Virus de la mononucléose, répandu, identifié comme déclencheur probable du lupus auto-immun
Selon une importante nouvelle étude, un virus courant de l’enfance pourrait être le déclencheur caché du lupus, une maladie auto-immune chronique qui touche des millions de personnes dans le monde.
L’étude, publiée cette semaine dans Science Translational Medicine, désigne le virus Epstein-Barr (VEB), un agent pathogène présent chez plus de 90 % des adultes, comme cause probable de la maladie.
« Il s’agit de la découverte la plus marquante jamais issue de mon laboratoire, de toute ma carrière », a déclaré le Dr William Robinson, professeur d’immunologie et de rhumatologie à l’université Stanford et auteur principal de l’étude.
« Nous pensons que cela s’applique à 100 % des cas de lupus. »
Lupus amène le système immunitaire à s’attaquer aux tissus sains dans tout le corps. Il provoque une inflammation susceptible de toucher la peau, les articulations, les reins, le cœur et les nerfs, et affecte de manière disproportionnée les femmes, qui représentent environ 90 % des cas.
Si la plupart des personnes atteintes de lupus parviennent à gérer leurs symptômes grâce à des médicaments comme l’ibuprofène, un antalgique courant, environ 5 % développent des complications potentiellement mortelles, selon l’étude. Il n’existe actuellement aucun traitement curatif.
Le virus qui ne disparaît jamais
Le virus Epstein-Barr est surtout connu pour provoquer la mononucléose, ou « mono », aussi appelée « maladie du baiser ». La plupart des gens l’attrapent durant l’enfance ou l’adolescence par la salive, par exemple en partageant de la nourriture ou des boissons, ou en s’embrassant.
« Pratiquement la seule façon de ne pas contracter le VEB, c’est de vivre dans une bulle », a déclaré Robinson.
« Si vous avez vécu une vie normale, a-t-il ajouté, les chances de l’avoir sont de près de 20 contre 1. »

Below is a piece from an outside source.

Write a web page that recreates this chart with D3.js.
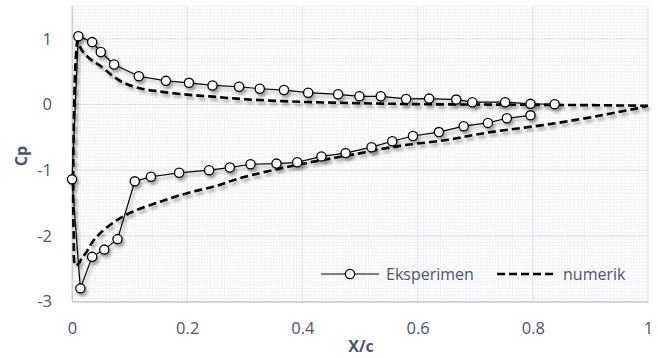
<!DOCTYPE html>
<html>
<head>
<meta charset="utf-8">
<script src="https://cdn.jsdelivr.net/npm/d3@7"></script>
<style>
  body { margin: 0; background: #fff; }
  svg text { font-family: "Open Sans", "Noto Sans", sans-serif; fill: #4a5670; }
</style>
</head>
<body>
<div class="chart"></div>
<script>
// experimental: upper surface (trailing edge -> nose), then lower surface (nose -> trailing edge)
let expX = [0.838, 0.796, 0.752, 0.695, 0.667, 0.62, 0.58, 0.536, 0.499, 0.462, 0.41, 0.368, 0.326, 0.29, 0.244, 0.203, 0.163, 0.116, 0.073, 0.05, 0.035, 0.011,
            0.0, 0.0145, 0.035, 0.056, 0.079, 0.109, 0.137, 0.186, 0.238, 0.274, 0.31, 0.355, 0.391, 0.433, 0.475, 0.52, 0.556, 0.592, 0.637, 0.68, 0.722, 0.755, 0.796]
let expCp = [0.005, 0.01, 0.035, 0.035, 0.075, 0.09, 0.085, 0.125, 0.125, 0.155, 0.18, 0.22, 0.24, 0.27, 0.29, 0.33, 0.36, 0.43, 0.61, 0.80, 0.95, 1.04,
             -1.14, -2.80, -2.32, -2.21, -2.05, -1.17, -1.10, -1.04, -1.00, -0.96, -0.91, -0.90, -0.88, -0.79, -0.74, -0.65, -0.56, -0.48, -0.42, -0.33, -0.28, -0.21, -0.165]

// numerical: same ordering, trailing edge -> nose -> trailing edge
let numX = [1.0, 0.9, 0.8, 0.7, 0.6, 0.5, 0.4, 0.3, 0.245, 0.2, 0.15, 0.116, 0.09, 0.07, 0.049, 0.035, 0.023, 0.015, 0.01, 0.006, 0.003, 0.002, 0.003, 0.006,
            0.012, 0.017, 0.025, 0.035, 0.049, 0.078, 0.106, 0.153, 0.2, 0.25, 0.292, 0.396, 0.483, 0.569, 0.65, 0.72, 0.836, 0.922, 0.98, 1.0]
let numCp = [-0.02, -0.01, -0.005, 0.0, 0.005, 0.02, 0.04, 0.08, 0.12, 0.15, 0.2, 0.25, 0.33, 0.44, 0.59, 0.67, 0.76, 0.86, 0.97, 0.6, -0.4, -1.2, -2.0, -2.45,
             -2.42, -2.34, -2.25, -2.1, -1.96, -1.76, -1.63, -1.48, -1.35, -1.24, -1.12, -0.91, -0.77, -0.63, -0.54, -0.43, -0.29, -0.16, -0.06, -0.02]

let xTicks = [0, 0.2, 0.4, 0.6, 0.8, 1]
let yTicks = [-3, -2, -1, 0, 1]
let seriesNames = ["Eksperimen", "numerik"]

let width = 658, height = 358
let margin = { top: 6, right: 10, bottom: 56, left: 72 }
let w = 648 - margin.left
let h = 301.5 - margin.top

let svg = d3.select('.chart')
  .append('svg')
    .attr('width', width)
    .attr('height', height)

let defs = svg.append('defs')
let shadow = defs.append('filter').attr('id', 'shadow')
  .attr('x', '-10%').attr('y', '-10%').attr('width', '130%').attr('height', '130%')
shadow.append('feDropShadow')
  .attr('dx', 2).attr('dy', 3).attr('stdDeviation', 1.6)
  .attr('flood-color', '#000').attr('flood-opacity', 0.35)

let g = svg.append('g')
  .attr('transform', `translate(${margin.left}, ${margin.top})`)

let xScale = d3.scaleLinear().domain([0, 1]).range([0, w])
let yScale = d3.scaleLinear().domain([-3, 1.5]).range([h, 0])

// minor grid
g.append('g')
  .selectAll('line')
  .data(d3.range(0, 1.0001, 0.005))
  .enter().append('line')
    .attr('x1', d => xScale(d)).attr('x2', d => xScale(d))
    .attr('y1', 0).attr('y2', h)
    .style('stroke', '#eceff3').style('stroke-width', 0.75)
g.append('g')
  .selectAll('line')
  .data(d3.range(-3, 1.5001, 0.05))
  .enter().append('line')
    .attr('x1', 0).attr('x2', w)
    .attr('y1', d => yScale(d)).attr('y2', d => yScale(d))
    .style('stroke', '#eceff3').style('stroke-width', 0.75)

// major grid
g.append('g')
  .selectAll('line')
  .data(xTicks)
  .enter().append('line')
    .attr('x1', d => xScale(d)).attr('x2', d => xScale(d))
    .attr('y1', 0).attr('y2', h)
    .style('stroke', '#dce2ea').style('stroke-width', 1)
g.append('g')
  .selectAll('line')
  .data(yTicks)
  .enter().append('line')
    .attr('x1', 0).attr('x2', w)
    .attr('y1', d => yScale(d)).attr('y2', d => yScale(d))
    .style('stroke', '#dce2ea').style('stroke-width', 1)

// axes
let xAxis = d3.axisBottom(xScale).tickValues(xTicks).tickSize(0).tickPadding(21)
  .tickFormat(d => String(d))
let gx = g.append('g')
  .attr('transform', `translate(0, ${h})`)
  .call(xAxis)
gx.select('.domain').style('stroke', '#c4ccd8').style('stroke-width', 1.3)
gx.selectAll('text').style('font-size', '16.5px').style('fill', '#4a5670')

let yAxis = d3.axisLeft(yScale).tickValues(yTicks).tickSize(0).tickPadding(20)
  .tickFormat(d => String(d))
let gy = g.append('g').call(yAxis)
gy.select('.domain').style('stroke', '#c4ccd8').style('stroke-width', 1.3)
gy.selectAll('text').style('font-size', '16.5px').style('fill', '#4a5670')

// axis titles
svg.append('text')
  .attr('transform', 'translate(27, 156) rotate(-90)')
  .attr('text-anchor', 'middle')
  .style('font-size', '16px').style('font-weight', 'bold')
  .text('Cp')
svg.append('text')
  .attr('x', 361).attr('y', 352)
  .attr('text-anchor', 'middle')
  .style('font-size', '16px').style('font-weight', 'bold')
  .text('X/c')

// series
let numLine = d3.line()
  .x(d => xScale(d[0]))
  .y(d => yScale(d[1]))
  .curve(d3.curveCatmullRom.alpha(0.5))
let expLine = d3.line()
  .x(d => xScale(d[0]))
  .y(d => yScale(d[1]))

let numData = numX.map((x, i) => [x, numCp[i]])
let expData = expX.map((x, i) => [x, expCp[i]])

g.append('path')
  .datum(numData)
  .attr('d', numLine)
  .attr('filter', 'url(#shadow)')
  .style('fill', 'none')
  .style('stroke', '#000')
  .style('stroke-width', 2.6)
  .style('stroke-dasharray', '8,4')

let expG = g.append('g').attr('filter', 'url(#shadow)')
expG.append('path')
  .datum(expData)
  .attr('d', expLine)
  .style('fill', 'none')
  .style('stroke', '#000')
  .style('stroke-width', 1.2)
expG.selectAll('circle')
  .data(expData)
  .enter().append('circle')
    .attr('cx', d => xScale(d[0]))
    .attr('cy', d => yScale(d[1]))
    .attr('r', 4.6)
    .style('fill', '#fff')
    .style('stroke', '#000')
    .style('stroke-width', 1.3)

// legend
let leg = svg.append('g')
leg.append('line')
  .attr('x1', 321).attr('x2', 379).attr('y1', 274).attr('y2', 274)
  .style('stroke', '#000').style('stroke-width', 1.2)
leg.append('circle')
  .attr('cx', 350).attr('cy', 274).attr('r', 4.6)
  .style('fill', '#fff').style('stroke', '#000').style('stroke-width', 1.3)
leg.append('text')
  .attr('x', 386).attr('y', 280)
  .style('font-size', '16px')
  .text(seriesNames[0])
leg.append('line')
  .attr('x1', 497).attr('x2', 553).attr('y1', 274).attr('y2', 274)
  .style('stroke', '#000').style('stroke-width', 2.6)
  .style('stroke-dasharray', '8,4')
leg.append('text')
  .attr('x', 563).attr('y', 280)
  .style('font-size', '16px')
  .text(seriesNames[1])
</script>
</body>
</html>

Une fois dans l’organisme, le virus se cache dans des cellules immunitaires appelées cellules B, responsables de la production d’anticorps pour combattre les infections.

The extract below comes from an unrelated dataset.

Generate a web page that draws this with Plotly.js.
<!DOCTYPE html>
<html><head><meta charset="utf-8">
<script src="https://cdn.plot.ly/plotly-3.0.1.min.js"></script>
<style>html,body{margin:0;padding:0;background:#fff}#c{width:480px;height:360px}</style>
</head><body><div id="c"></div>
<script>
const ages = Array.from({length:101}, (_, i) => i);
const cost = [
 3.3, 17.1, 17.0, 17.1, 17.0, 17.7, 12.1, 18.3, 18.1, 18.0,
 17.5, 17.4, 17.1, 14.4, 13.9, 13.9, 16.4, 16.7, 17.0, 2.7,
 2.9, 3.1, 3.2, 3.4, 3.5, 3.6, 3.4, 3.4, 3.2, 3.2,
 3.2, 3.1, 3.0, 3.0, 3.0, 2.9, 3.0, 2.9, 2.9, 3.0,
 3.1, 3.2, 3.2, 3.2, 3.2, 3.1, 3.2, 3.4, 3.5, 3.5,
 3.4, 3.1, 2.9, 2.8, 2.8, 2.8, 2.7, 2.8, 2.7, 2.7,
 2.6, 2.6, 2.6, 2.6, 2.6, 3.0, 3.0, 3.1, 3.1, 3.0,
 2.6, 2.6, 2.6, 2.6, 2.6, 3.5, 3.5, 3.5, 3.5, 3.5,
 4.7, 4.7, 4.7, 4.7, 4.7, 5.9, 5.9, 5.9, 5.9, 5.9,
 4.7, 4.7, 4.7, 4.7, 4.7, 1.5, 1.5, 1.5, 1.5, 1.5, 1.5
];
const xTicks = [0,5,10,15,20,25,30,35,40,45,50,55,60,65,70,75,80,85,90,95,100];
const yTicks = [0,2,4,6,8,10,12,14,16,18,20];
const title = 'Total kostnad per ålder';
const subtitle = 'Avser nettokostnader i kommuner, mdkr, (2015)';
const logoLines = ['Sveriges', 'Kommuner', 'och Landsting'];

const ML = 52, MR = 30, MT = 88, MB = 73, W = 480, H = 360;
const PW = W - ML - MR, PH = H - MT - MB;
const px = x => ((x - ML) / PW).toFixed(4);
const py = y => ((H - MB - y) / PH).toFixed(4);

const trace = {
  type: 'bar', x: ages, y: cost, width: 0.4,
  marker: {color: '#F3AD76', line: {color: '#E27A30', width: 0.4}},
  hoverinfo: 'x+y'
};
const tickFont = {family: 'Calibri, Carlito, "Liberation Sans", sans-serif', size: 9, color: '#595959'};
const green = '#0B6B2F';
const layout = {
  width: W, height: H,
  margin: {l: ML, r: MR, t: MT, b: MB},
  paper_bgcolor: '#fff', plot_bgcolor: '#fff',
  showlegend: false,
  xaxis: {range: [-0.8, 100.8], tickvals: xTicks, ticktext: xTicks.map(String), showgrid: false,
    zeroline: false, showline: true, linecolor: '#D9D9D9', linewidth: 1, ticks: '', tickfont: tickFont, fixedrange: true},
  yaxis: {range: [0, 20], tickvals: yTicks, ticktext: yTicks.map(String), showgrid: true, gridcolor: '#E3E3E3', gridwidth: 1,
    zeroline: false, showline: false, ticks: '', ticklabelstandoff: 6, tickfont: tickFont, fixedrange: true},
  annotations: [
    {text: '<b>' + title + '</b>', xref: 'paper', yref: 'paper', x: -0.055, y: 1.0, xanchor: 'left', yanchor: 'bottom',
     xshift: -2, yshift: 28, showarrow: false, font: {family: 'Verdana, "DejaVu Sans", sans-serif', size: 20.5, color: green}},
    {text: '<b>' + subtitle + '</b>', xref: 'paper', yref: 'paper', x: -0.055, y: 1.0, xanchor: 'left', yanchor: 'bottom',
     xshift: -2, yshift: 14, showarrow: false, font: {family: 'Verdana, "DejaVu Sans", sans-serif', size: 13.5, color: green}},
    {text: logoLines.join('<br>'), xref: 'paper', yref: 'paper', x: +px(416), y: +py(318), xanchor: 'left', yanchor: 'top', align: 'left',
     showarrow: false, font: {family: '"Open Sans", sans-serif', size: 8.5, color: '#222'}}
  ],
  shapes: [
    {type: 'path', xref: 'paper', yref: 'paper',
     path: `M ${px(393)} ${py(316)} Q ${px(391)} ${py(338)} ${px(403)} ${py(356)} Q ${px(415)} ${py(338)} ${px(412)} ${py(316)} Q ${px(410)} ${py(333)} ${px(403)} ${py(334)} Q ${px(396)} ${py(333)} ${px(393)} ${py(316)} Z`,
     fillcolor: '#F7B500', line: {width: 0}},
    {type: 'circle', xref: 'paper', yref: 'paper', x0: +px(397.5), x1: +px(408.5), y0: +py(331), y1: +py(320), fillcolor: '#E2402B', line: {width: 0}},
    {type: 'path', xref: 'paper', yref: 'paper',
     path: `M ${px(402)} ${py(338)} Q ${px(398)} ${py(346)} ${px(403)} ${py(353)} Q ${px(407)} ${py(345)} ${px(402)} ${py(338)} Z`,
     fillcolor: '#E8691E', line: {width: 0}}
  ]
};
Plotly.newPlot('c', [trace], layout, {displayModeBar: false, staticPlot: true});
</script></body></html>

Normalement, ces cellules B défendent l’organisme, mais le VEB peut les détourner, en transformant un petit nombre en cellules rebelles et en convainquant d’autres de se joindre à une attaque contre les tissus de l’organisme.
Ce processus serait à l’origine du lupus, selon les chercheurs.
Ce que les scientifiques ont découvert
Jusqu’à présent, les scientifiques savaient que presque toutes les personnes atteintes de lupus étaient porteuses du VEB, mais le lien précis restait flou. L’équipe de Stanford a utilisé des technologies de séquençage avancées pour déterminer comment le virus manipule le système immunitaire.
Ils ont constaté que chez les personnes atteintes de lupus, les cellules B infectées par le VEB sont bien plus nombreuses : environ 25 fois plus que chez des personnes en bonne santé.
Le virus produit une protéine appelée EBNA2, qui active des gènes humains favorisant l’inflammation. Ces cellules B suractivées poussent ensuite d’autres cellules immunitaires à attaquer les noyaux cellulaires, une caractéristique définissant le lupus.
Lorsque suffisamment de ces cellules rebelles s’accumulent, une réaction auto-immune à part entière se déclenche.
Robinson et son équipe estiment que cette même réponse virale pourrait intervenir dans d’autres maladies auto-immunes, comme la sclérose en plaques (SEP), la polyarthrite rhumatoïde et la maladie de Crohn.
Selon les chercheurs, des facteurs génétiques, des différences de souches virales ou d’autres déclencheurs environnementaux pourraient expliquer pourquoi certaines personnes sont plus vulnérables aux maladies auto-immunes comme le lupus.
Plusieurs entreprises travaillent déjà sur des vaccins pour prévenir l’infection par le VEB, certains essais cliniques étant déjà en cours. Cependant, ces vaccins ne protégeraient vraisemblablement que les personnes avant l’exposition, ce qui signifie qu’ils devraient être administrés dès le plus jeune âge.